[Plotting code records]
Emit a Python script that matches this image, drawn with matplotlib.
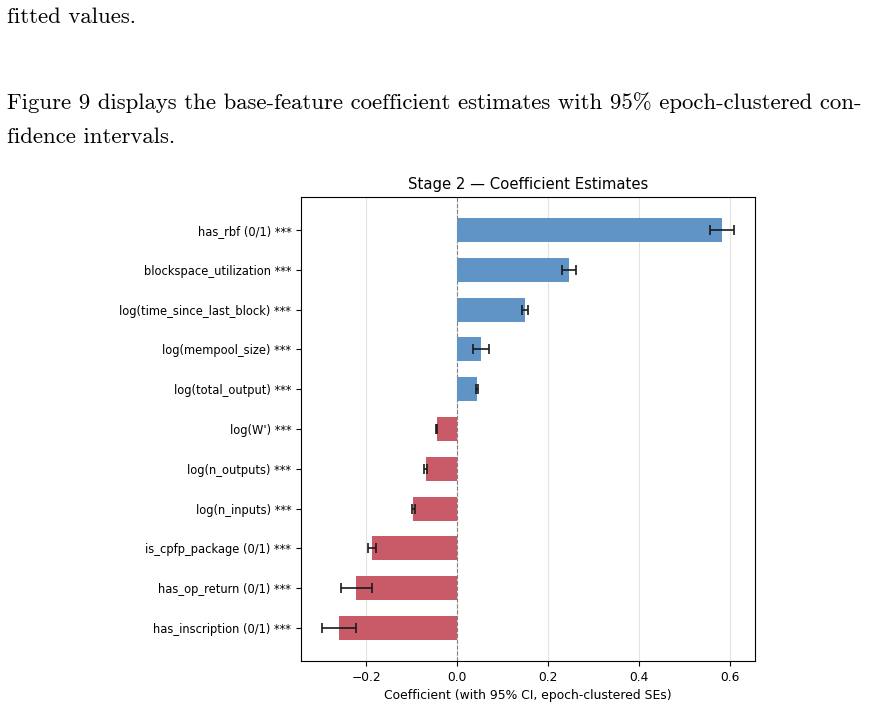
import matplotlib.pyplot as plt
import numpy as np

# features, top to bottom as shown
features = [
    "has_rbf (0/1) ***",
    "blockspace_utilization ***",
    "log(time_since_last_block) ***",
    "log(mempool_size) ***",
    "log(total_output) ***",
    "log(W') ***",
    "log(n_outputs) ***",
    "log(n_inputs) ***",
    "is_cpfp_package (0/1) ***",
    "has_op_return (0/1) ***",
    "has_inscription (0/1) ***",
]
coefs = [0.582, 0.246, 0.149, 0.053, 0.044, -0.045, -0.069, -0.096, -0.187, -0.221, -0.259]
ci_half = [0.027, 0.016, 0.007, 0.017, 0.002, 0.002, 0.004, 0.004, 0.009, 0.035, 0.038]

para_lines = [
    "fitted values.",
    "Figure 9 displays the base-feature coefficient estimates with 95% epoch-clustered con-",
    "fidence intervals.",
]

fig = plt.figure(figsize=(8.75, 7.05), dpi=100)

# surrounding document text
fig.text(7 / 875, 1 - 17 / 705, para_lines[0], family="cmr10", fontsize=16.4, va="center", ha="left")
fig.text(7 / 875, 1 - 103 / 705, para_lines[1], family="cmr10", fontsize=16.4, va="center", ha="left")
fig.text(7 / 875, 1 - 137 / 705, para_lines[2], family="cmr10", fontsize=16.4, va="center", ha="left")

ax = fig.add_axes([301 / 875, 44 / 705, 454 / 875, 464 / 705])
y = np.arange(len(features))[::-1]
colors = ["#6194c6" if c > 0 else "#c95b68" for c in coefs]
ax.barh(y, coefs, height=0.6, color=colors, zorder=2)
ax.errorbar(coefs, y, xerr=ci_half, fmt="none", ecolor="#1a1a1a", elinewidth=1.2,
            capsize=3.5, capthick=1.2, zorder=3)
ax.axvline(0, color="grey", linestyle="--", linewidth=0.8, zorder=1)
ax.set_yticks(y)
ax.set_yticklabels(features, fontsize=8.3)
ax.tick_params(axis="x", labelsize=8.8)
ax.set_xlim(-0.343, 0.655)
ax.set_xticks([-0.2, 0.0, 0.2, 0.4, 0.6])
ax.grid(axis="x", color="#e3e3e3", linewidth=0.8, zorder=0)
ax.set_axisbelow(True)
ax.set_xlabel("Coefficient (with 95% CI, epoch-clustered SEs)", fontsize=8.9)
ax.set_title("Stage 2 \u2014 Coefficient Estimates", fontsize=10.7)

fig.savefig("out.png", dpi=100)
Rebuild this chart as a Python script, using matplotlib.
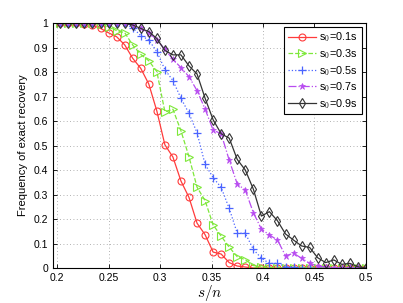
import numpy as np
import matplotlib.pyplot as plt

plt.rcParams['font.family'] = ['Liberation Sans', 'DejaVu Sans']
plt.rcParams['mathtext.fontset'] = 'cm'

# sparsity ratio s/n, n = 128
s_vals = np.arange(26, 65)
ratio = s_vals / 128.0

freq_01 = [1, 1, 1, 0.998, 0.99, 0.978, 0.96, 0.944, 0.911, 0.856, 0.815, 0.751, 0.641,
           0.503, 0.453, 0.355, 0.288, 0.183, 0.136, 0.065, 0.057, 0.022, 0.008, 0.004,
           0, 0, 0, 0, 0, 0, 0, 0, 0, 0, 0, 0, 0, 0, 0]
freq_03 = [1, 1, 1, 1, 1, 0.995, 0.985, 0.969, 0.961, 0.91, 0.872, 0.846, 0.802,
           0.638, 0.648, 0.56, 0.454, 0.33, 0.275, 0.176, 0.13, 0.085, 0.046, 0.034,
           0.01, 0.004, 0, 0, 0, 0, 0, 0, 0, 0, 0, 0, 0, 0, 0]
freq_05 = [1, 1, 1, 1, 1, 1, 1, 1, 0.999, 0.98, 0.949, 0.931, 0.883,
           0.81, 0.765, 0.693, 0.631, 0.552, 0.423, 0.369, 0.329, 0.243, 0.142, 0.142,
           0.076, 0.04, 0.019, 0.019, 0.006, 0.004, 0, 0, 0, 0, 0, 0, 0, 0, 0]
freq_07 = [1, 1, 1, 1, 1, 1, 1, 1, 1, 0.99, 0.978, 0.961, 0.931,
           0.893, 0.852, 0.818, 0.781, 0.724, 0.649, 0.563, 0.548, 0.44, 0.343, 0.318,
           0.226, 0.159, 0.135, 0.114, 0.05, 0.06, 0.04, 0.019, 0.008, 0.004, 0, 0, 0, 0, 0]
freq_09 = [1, 1, 1, 1, 1, 1, 1, 1, 1, 0.992, 0.978, 0.965, 0.937,
           0.888, 0.87, 0.87, 0.825, 0.792, 0.693, 0.605, 0.548, 0.53, 0.443, 0.40,
           0.322, 0.212, 0.23, 0.193, 0.139, 0.114, 0.09, 0.084, 0.042, 0.022, 0.033,
           0.015, 0.019, 0.005, 0]

labels = ['s$_0$=0.1s', 's$_0$=0.3s', 's$_0$=0.5s', 's$_0$=0.7s', 's$_0$=0.9s']

fig = plt.figure(figsize=(4.03, 3.03), dpi=100)
ax = fig.add_axes([0.1315, 0.1155, 0.7765, 0.8085])

ax.plot(ratio, freq_01, '-', color='#ff3b3b', lw=0.9, marker='o', ms=5,
        mfc='none', mec='#ff3b3b', mew=0.8, label=labels[0])
ax.plot(ratio, freq_03, '--', color='#7ee83a', lw=0.9, marker='>', ms=5.5,
        mfc='none', mec='#7ee83a', mew=0.8, label=labels[1])
ax.plot(ratio, freq_05, ':', color='#4a64ff', lw=0.9, marker='+', ms=6,
        mec='#4a64ff', mew=0.9, label=labels[2])
ax.plot(ratio, freq_07, '-.', color='#b84cf0', lw=0.9, marker='*', ms=5,
        mfc='#b84cf0', mec='#b84cf0', mew=0.5, label=labels[3])
ax.plot(ratio, freq_09, '-', color='#333333', lw=0.9, marker='d', ms=5.5,
        mfc='none', mec='#333333', mew=0.8, label=labels[4])

ax.set_xlim(0.196, 0.5)
ax.set_ylim(0, 1)
ax.set_xticks(np.arange(0.2, 0.501, 0.05))
ax.set_xticklabels(['0.2', '0.25', '0.3', '0.35', '0.4', '0.45', '0.5'])
ax.set_yticks(np.arange(0, 1.01, 0.1))
ax.set_yticklabels(['0', '0.1', '0.2', '0.3', '0.4', '0.5', '0.6', '0.7', '0.8', '0.9', '1'])
ax.tick_params(direction='in', top=True, right=True, labelsize=7.5, length=3, width=0.6)
ax.grid(True, linestyle=(0, (1, 3)), color='#999999', lw=0.6)
for sp in ax.spines.values():
    sp.set_linewidth(0.8)

ax.set_xlabel('$s/n$', fontsize=11, labelpad=0)
ax.set_ylabel('Frequency of exact recovery', fontsize=8)

leg = ax.legend(loc='upper right', fontsize=7.8, fancybox=False, framealpha=1,
                edgecolor='black', borderaxespad=0.35, handlelength=2.6,
                handletextpad=0.3, labelspacing=0.25, borderpad=0.35)
leg.get_frame().set_linewidth(0.8)

fig.savefig('out.png', dpi=100)
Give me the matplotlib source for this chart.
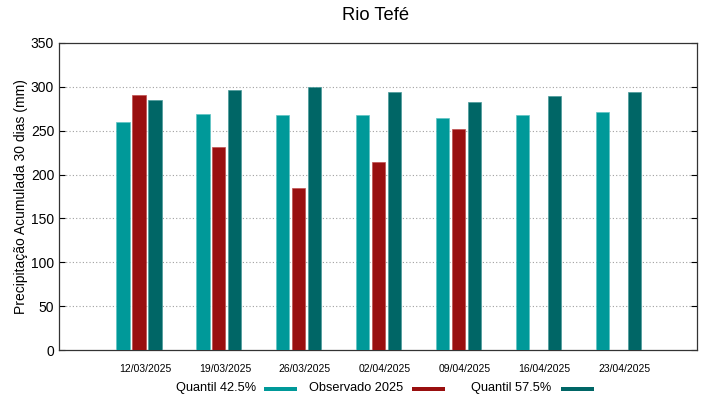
import matplotlib
matplotlib.use("Agg")
import matplotlib.pyplot as plt
from matplotlib.patches import Rectangle
from matplotlib.transforms import ScaledTranslation
import numpy as np

plt.rcParams['font.family'] = ['Liberation Sans', 'DejaVu Sans']

dates = ["12/03/2025", "19/03/2025", "26/03/2025", "02/04/2025", "09/04/2025", "16/04/2025", "23/04/2025"]
q425 = [260, 269, 268, 268, 264, 268, 271]
obs = [291, 232, 185, 214, 252, np.nan, np.nan]
q575 = [285, 296, 300, 294, 283, 290, 294]
series_labels = ["Quantil 42.5%", "Observado 2025", "Quantil 57.5%"]

c1, c2, c3 = "#009999", "#990f0f", "#006666"

W, H = 719, 399
fig = plt.figure(figsize=(W/100, H/100), dpi=100)
ax = fig.add_axes([59/W, 49/H, 638/W, 307/H])

x = np.arange(len(dates))
w = 0.165
ax.bar(x - 0.2, q425, w, color=c1, edgecolor="#5fc4c4", linewidth=0.5, zorder=3)
ax.bar(x, obs, w, color=c2, edgecolor="#c05050", linewidth=0.5, zorder=3)
ax.bar(x + 0.2, q575, w, color=c3, edgecolor="#4a9a9a", linewidth=0.5, zorder=3)

ax.set_xlim(-1, 6.98)
ax.set_ylim(0, 350)
ax.set_yticks(np.arange(0, 351, 50))
ax.set_xticks(x)
ax.set_xticklabels(dates, fontsize=7.5)
ax.tick_params(axis='y', labelsize=10, direction='in', length=4, right=True, width=0.8)
ax.tick_params(axis='x', direction='in', length=0, pad=10)
for lab in ax.get_xticklabels():
    lab.set_transform(lab.get_transform() + ScaledTranslation(6/100, 0, fig.dpi_scale_trans))
for yv in range(50, 301, 50):
    ax.axhline(yv, color="#a0a0a0", linestyle=(0, (1, 2)), linewidth=0.8, zorder=1)
for s in ax.spines.values():
    s.set_linewidth(0.9)
    s.set_color("#333333")

ax.set_ylabel("Precipitação Acumulada 30 dias (mm)", fontsize=10, labelpad=2)
fig.text(376/W, 1 - 15/H, "Rio Tefé", ha='center', va='center', fontsize=13.2)

# legend (gnuplot style: text then swatch)
text_right = [256, 403, 551]
sw_left = [264, 412, 561]
for lab, tr, sl, col in zip(series_labels, text_right, sw_left, [c1, c2, c3]):
    fig.text(tr/W, 1 - 388/H, lab, ha='right', va='center', fontsize=9.2)
    fig.patches.append(Rectangle((sl/W, 1 - 391/H), 33/W, 4.5/H, transform=fig.transFigure,
                                 facecolor=col, edgecolor='none'))

fig.savefig("out.png", dpi=100)
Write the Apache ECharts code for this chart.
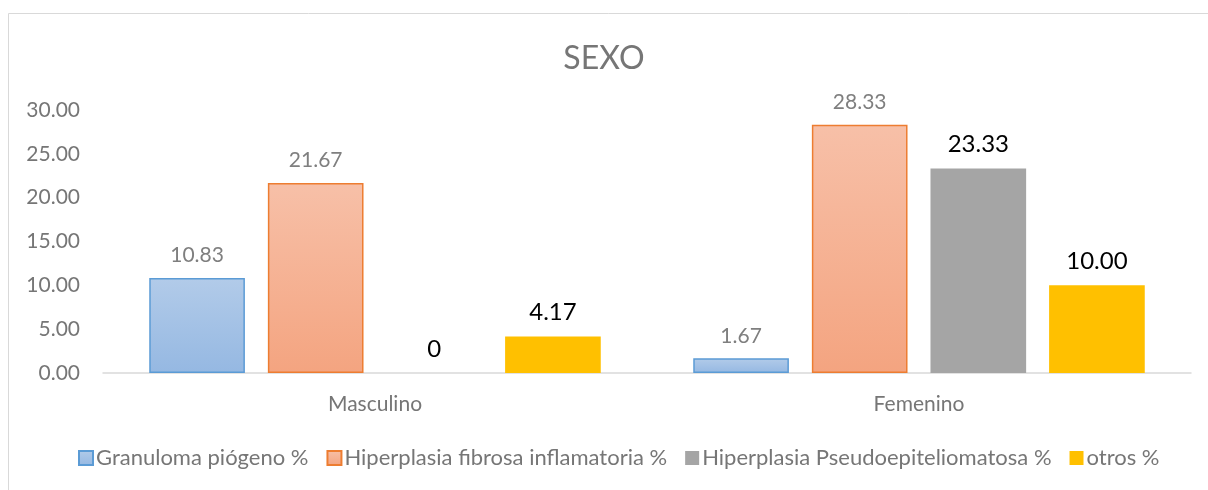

▸ What to work on:
Reproduce only the lines running from the beginning of the entries above to the line holding "fig.text(7 / 875, 1 - 137", inclusive. Pictures stay out of the copy.

▸ Response below:
Emit a Python script that matches this image, drawn with matplotlib.
import matplotlib.pyplot as plt
import numpy as np

# features, top to bottom as shown
features = [
    "has_rbf (0/1) ***",
    "blockspace_utilization ***",
    "log(time_since_last_block) ***",
    "log(mempool_size) ***",
    "log(total_output) ***",
    "log(W') ***",
    "log(n_outputs) ***",
    "log(n_inputs) ***",
    "is_cpfp_package (0/1) ***",
    "has_op_return (0/1) ***",
    "has_inscription (0/1) ***",
]
coefs = [0.582, 0.246, 0.149, 0.053, 0.044, -0.045, -0.069, -0.096, -0.187, -0.221, -0.259]
ci_half = [0.027, 0.016, 0.007, 0.017, 0.002, 0.002, 0.004, 0.004, 0.009, 0.035, 0.038]

para_lines = [
    "fitted values.",
    "Figure 9 displays the base-feature coefficient estimates with 95% epoch-clustered con-",
    "fidence intervals.",
]

fig = plt.figure(figsize=(8.75, 7.05), dpi=100)

# surrounding document text
fig.text(7 / 875, 1 - 17 / 705, para_lines[0], family="cmr10", fontsize=16.4, va="center", ha="left")
fig.text(7 / 875, 1 - 103 / 705, para_lines[1], family="cmr10", fontsize=16.4, va="center", ha="left")
fig.text(7 / 875, 1 - 137 / 705, para_lines[2], family="cmr10", fontsize=16.4, va="center", ha="left")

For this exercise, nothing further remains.